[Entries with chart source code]
====
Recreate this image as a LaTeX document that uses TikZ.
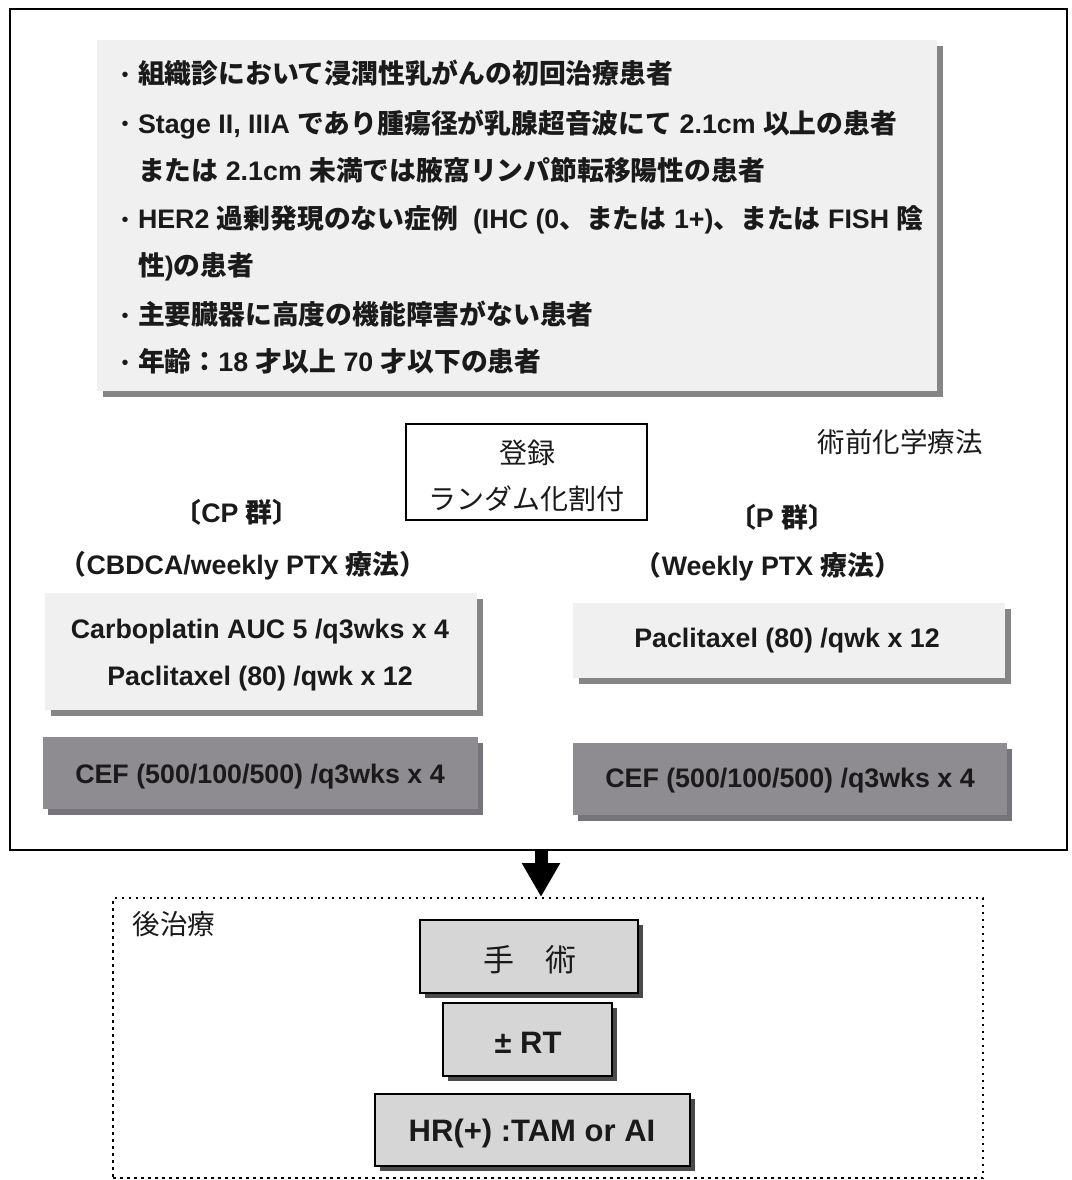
\documentclass[tikz,border=0pt]{standalone}
\usepackage{fontspec}
\setmainfont{Liberation Sans}
\newfontfamily\jp{Noto Sans CJK JP}
\usetikzlibrary{shadows,arrows.meta}
\definecolor{paperfill}{HTML}{F0F0F0}
\definecolor{papershadow}{HTML}{858585}
\definecolor{ceffill}{HTML}{8E8B91}
\definecolor{cefshadow}{HTML}{76737A}
\definecolor{postfill}{HTML}{D6D6D6}
\definecolor{postshadow}{HTML}{4A4A4A}
\definecolor{inktext}{HTML}{1A1A1A}
\newcommand\J[1]{{\jp #1}}
\begin{document}
\begin{tikzpicture}[x=1pt,y=-1pt,
  every node/.style={inner sep=0pt,outer sep=0pt},
  framebox/.style={rectangle,draw=black,line width=2.5pt},
  panel/.style={rectangle,fill=paperfill,drop shadow={shadow xshift=6pt,shadow yshift=-6pt,fill=papershadow,opacity=1}},
  cefbox/.style={rectangle,fill=ceffill,drop shadow={shadow xshift=5pt,shadow yshift=-6pt,fill=cefshadow,opacity=1}},
  postbox/.style={rectangle,draw=black,line width=2pt,fill=postfill,drop shadow={shadow xshift=5pt,shadow yshift=-5pt,fill=postshadow,opacity=1}},
  regbox/.style={rectangle,draw=black,line width=1.6pt,fill=white},
  dotbox/.style={rectangle,draw=black,line width=2.5pt,dash pattern=on 2.5pt off 4.5pt},
  critline/.style={anchor=west,text=inktext,font=\fontsize{26.8}{32}\selectfont\bfseries,text height=20pt,text depth=0pt},
  bulletmark/.style={text=inktext,font=\fontsize{20}{24}\selectfont,text height=16pt,text depth=0pt},
  lbl/.style={text=inktext,font=\fontsize{26.8}{32}\selectfont\bfseries,text height=20pt,text depth=0pt},
  plainlbl/.style={text=inktext,font=\fontsize{27.5}{32}\selectfont\jp,text height=21pt,text depth=0pt},
  regtxt/.style={text=inktext,font=\fontsize{28}{32}\selectfont\jp,text height=21pt,text depth=0pt},
  posttxt/.style={text=inktext,font=\fontsize{31}{36}\selectfont\bfseries,text height=22pt,text depth=0pt},
  postjp/.style={text=inktext,font=\fontsize{31}{36}\selectfont\jp,text height=23pt,text depth=0pt},
  bigarrow/.style={line width=13pt,-{Triangle[width=36pt,length=34pt]}}
]
\useasboundingbox (0,0) rectangle (1071,1180);
\fill[white] (0,0) rectangle (1071,1180);

% outer frame
\node[framebox,minimum width=1057pt,minimum height=841pt] (outer) at (538.5,429.5) {};

% criteria panel
\node[panel,minimum width=840pt,minimum height=351pt] (crit) at (517,215.5) {};
\node[bulletmark] (b1) at (125,74) {•};
\node[critline] (c1) at (138,74) {\J{組織診において浸潤性乳がんの初回治療患者}};
\node[bulletmark] (b2) at (125,123) {•};
\node[critline] (c2) at (138,123) {Stage II, IIIA \J{であり腫瘍径が乳腺超音波にて} 2.1cm \J{以上の患者}};
\node[critline] (c3) at (138,170) {\J{または} 2.1cm \J{未満では腋窩リンパ節転移陽性の患者}};
\node[bulletmark] (b4) at (125,218) {•};
\node[critline] (c4) at (138,218) {HER2 \J{過剰発現のない症例}\ \ (IHC (0\J{、または} 1+)\J{、または} FISH \J{陰}};
\node[critline] (c5) at (138,265) {\J{性})\J{の患者}};
\node[bulletmark] (b6) at (125,314) {•};
\node[critline] (c6) at (138,314) {\J{主要臓器に高度の機能障害がない患者}};
\node[bulletmark] (b7) at (125,361) {•};
\node[critline] (c7) at (138,361) {\J{年齢：}18 \J{才以上} 70 \J{才以下の患者}};

% pre-op label and registration
\node[plainlbl] (pre) at (900,442) {術前化学療法};
\node[regbox,minimum width=241pt,minimum height=96pt] (reg) at (526.5,472) {};
\node[regtxt] (reg1) at (527,453) {登録};
\node[regtxt] (reg2) at (526,499) {ランダム化割付};

% group labels
\node[lbl] (cpg) at (237,512) {\J{〔}CP \J{群〕}};
\node[lbl] (cpt) at (243,564) {\J{（}CBDCA/weekly PTX \J{療法）}};
\node[lbl] (pg) at (782,517) {\J{〔}P \J{群〕}};
\node[lbl] (pt) at (768,565) {\J{（}Weekly PTX \J{療法）}};

% regimen boxes
\node[panel,minimum width=432pt,minimum height=117pt] (cpbox) at (261,651.5) {};
\node[lbl] (cp1) at (260,628) {Carboplatin AUC 5 /q3wks x 4};
\node[lbl] (cp2) at (260,675) {Paclitaxel (80) /qwk x 12};
\node[panel,minimum width=432pt,minimum height=75pt] (pbox) at (789,640.5) {};
\node[lbl] (p1) at (787,637) {Paclitaxel (80) /qwk x 12};
\node[cefbox,minimum width=435pt,minimum height=72pt] (cefl) at (260.5,773) {};
\node[lbl] (cefltxt) at (260,773) {CEF (500/100/500) /q3wks x 4};
\node[cefbox,minimum width=434pt,minimum height=72pt] (cefr) at (790,779) {};
\node[lbl] (cefrtxt) at (790,777) {CEF (500/100/500) /q3wks x 4};

% post-treatment
\node[dotbox,minimum width=870pt,minimum height=280pt] (post) at (548,1038) {};
\node[plainlbl] (postlbl) at (174,924) {後治療};
\node[postbox,minimum width=218pt,minimum height=73pt] (surg) at (529,956.5) {};
\node[postjp] (surgtxt) at (530,960) {手　術};
\node[postbox,minimum width=169pt,minimum height=73pt] (rt) at (527.5,1039.5) {};
\node[posttxt] (rttxt) at (528,1042) {± RT};
\node[postbox,minimum width=315pt,minimum height=72pt] (hr) at (532.5,1130) {};
\node[posttxt] (hrtxt) at (532,1130) {HR(+) :TAM or AI};

% arrow
\coordinate (arrowtop) at (541,851);
\coordinate (arrowend) at (541,897);
\draw[bigarrow] (arrowtop) -- (arrowend);
\end{tikzpicture}
\end{document}
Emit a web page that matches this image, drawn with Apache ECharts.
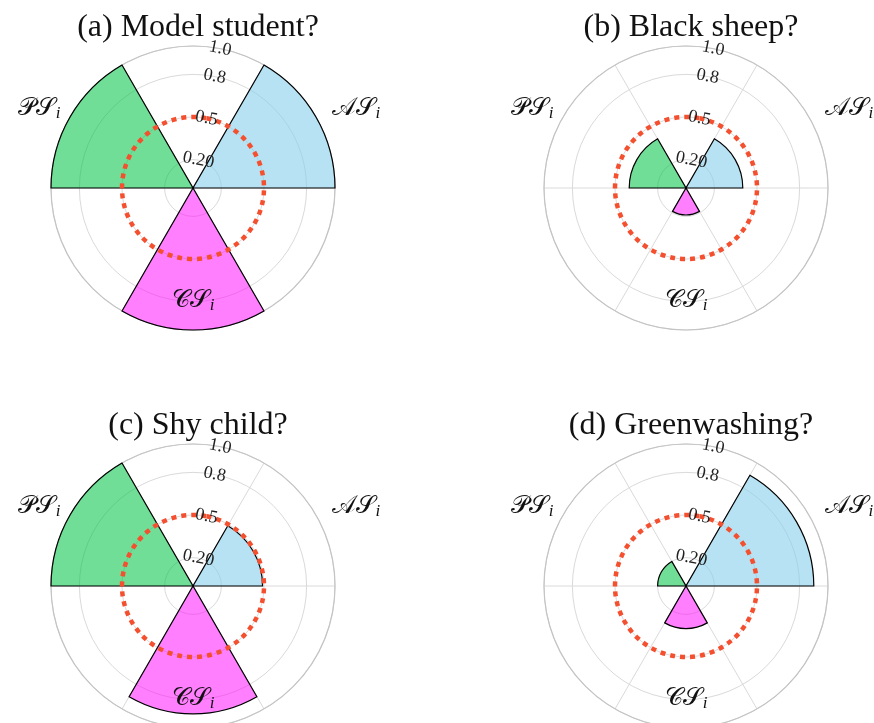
====
TASK PROMPT: Only lines with the word "that" are wanted, so copy each one from the records.

RESPONSE TO THE TASK:
Recreate this image as a LaTeX document that uses TikZ.
Emit a web page that matches this image, drawn with Apache ECharts.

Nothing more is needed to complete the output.